— Do this —
From the records below, copy every line that contains the word "chart".

— Provided material —
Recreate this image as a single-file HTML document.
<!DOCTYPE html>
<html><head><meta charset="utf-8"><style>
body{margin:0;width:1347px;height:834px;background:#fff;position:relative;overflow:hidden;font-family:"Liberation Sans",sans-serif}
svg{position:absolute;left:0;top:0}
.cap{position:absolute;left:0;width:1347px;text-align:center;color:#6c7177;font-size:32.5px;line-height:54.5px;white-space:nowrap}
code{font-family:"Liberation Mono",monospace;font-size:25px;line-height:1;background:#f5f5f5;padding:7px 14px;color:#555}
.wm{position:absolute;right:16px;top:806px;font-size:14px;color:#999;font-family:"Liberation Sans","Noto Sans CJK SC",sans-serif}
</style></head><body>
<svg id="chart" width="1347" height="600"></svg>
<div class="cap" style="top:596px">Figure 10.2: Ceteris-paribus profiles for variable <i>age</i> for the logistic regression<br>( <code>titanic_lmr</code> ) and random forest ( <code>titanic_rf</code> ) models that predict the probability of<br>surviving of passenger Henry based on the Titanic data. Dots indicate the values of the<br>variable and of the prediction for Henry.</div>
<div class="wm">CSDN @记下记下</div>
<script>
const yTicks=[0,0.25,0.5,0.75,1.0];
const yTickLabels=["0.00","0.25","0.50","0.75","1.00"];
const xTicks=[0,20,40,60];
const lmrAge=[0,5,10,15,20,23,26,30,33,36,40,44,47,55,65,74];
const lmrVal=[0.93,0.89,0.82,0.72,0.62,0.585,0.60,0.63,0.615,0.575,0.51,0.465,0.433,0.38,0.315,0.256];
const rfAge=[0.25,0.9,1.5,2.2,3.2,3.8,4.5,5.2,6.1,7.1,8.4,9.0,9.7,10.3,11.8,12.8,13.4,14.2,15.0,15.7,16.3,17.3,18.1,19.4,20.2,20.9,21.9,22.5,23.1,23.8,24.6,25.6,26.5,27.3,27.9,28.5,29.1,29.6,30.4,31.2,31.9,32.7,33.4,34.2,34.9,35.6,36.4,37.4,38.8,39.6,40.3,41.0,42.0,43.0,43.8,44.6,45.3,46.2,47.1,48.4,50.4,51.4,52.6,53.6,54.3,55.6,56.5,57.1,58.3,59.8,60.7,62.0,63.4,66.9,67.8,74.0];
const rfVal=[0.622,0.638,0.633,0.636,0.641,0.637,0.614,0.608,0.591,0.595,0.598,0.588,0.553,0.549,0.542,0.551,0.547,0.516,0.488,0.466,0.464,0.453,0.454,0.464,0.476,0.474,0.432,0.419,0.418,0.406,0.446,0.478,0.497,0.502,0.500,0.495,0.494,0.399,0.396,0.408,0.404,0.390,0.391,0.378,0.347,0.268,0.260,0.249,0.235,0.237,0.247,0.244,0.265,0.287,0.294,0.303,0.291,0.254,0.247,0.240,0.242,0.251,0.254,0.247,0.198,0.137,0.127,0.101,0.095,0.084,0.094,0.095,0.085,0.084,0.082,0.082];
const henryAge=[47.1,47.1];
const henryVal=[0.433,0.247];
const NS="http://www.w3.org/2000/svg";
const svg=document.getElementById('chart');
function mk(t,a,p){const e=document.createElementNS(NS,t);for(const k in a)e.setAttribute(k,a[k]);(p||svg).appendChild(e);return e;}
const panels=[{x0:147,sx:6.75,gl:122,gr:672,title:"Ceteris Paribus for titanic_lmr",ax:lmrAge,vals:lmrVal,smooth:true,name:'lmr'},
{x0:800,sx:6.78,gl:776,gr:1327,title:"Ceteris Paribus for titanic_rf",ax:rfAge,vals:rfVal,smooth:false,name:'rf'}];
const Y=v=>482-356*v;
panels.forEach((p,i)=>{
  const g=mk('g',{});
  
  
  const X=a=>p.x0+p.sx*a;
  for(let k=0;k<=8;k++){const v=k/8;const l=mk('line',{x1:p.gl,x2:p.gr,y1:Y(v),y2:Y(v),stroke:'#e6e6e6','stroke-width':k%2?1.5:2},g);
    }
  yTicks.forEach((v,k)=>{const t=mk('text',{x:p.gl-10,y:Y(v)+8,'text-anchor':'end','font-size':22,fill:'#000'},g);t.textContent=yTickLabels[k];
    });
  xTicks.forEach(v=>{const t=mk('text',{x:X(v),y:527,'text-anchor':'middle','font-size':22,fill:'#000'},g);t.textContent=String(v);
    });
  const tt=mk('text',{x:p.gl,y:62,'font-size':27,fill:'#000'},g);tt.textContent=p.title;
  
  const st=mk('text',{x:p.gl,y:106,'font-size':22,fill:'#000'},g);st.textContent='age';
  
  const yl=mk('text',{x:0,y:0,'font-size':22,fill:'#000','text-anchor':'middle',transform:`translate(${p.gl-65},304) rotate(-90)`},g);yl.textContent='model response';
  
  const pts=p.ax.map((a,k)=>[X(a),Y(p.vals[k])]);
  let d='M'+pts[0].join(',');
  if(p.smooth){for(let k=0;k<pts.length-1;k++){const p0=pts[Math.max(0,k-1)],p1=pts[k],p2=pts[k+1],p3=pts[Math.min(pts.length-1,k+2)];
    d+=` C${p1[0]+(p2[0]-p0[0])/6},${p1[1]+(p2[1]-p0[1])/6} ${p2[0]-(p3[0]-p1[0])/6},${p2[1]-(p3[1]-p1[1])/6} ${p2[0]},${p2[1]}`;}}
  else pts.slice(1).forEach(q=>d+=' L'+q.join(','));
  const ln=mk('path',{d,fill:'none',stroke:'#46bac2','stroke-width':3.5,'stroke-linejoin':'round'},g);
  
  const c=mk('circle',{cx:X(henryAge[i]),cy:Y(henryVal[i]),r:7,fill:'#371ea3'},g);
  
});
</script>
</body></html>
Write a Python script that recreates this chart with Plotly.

— Final result —
<svg id="chart" width="1347" height="600"></svg>
const svg=document.getElementById('chart');
Write a Python script that recreates this chart with Plotly.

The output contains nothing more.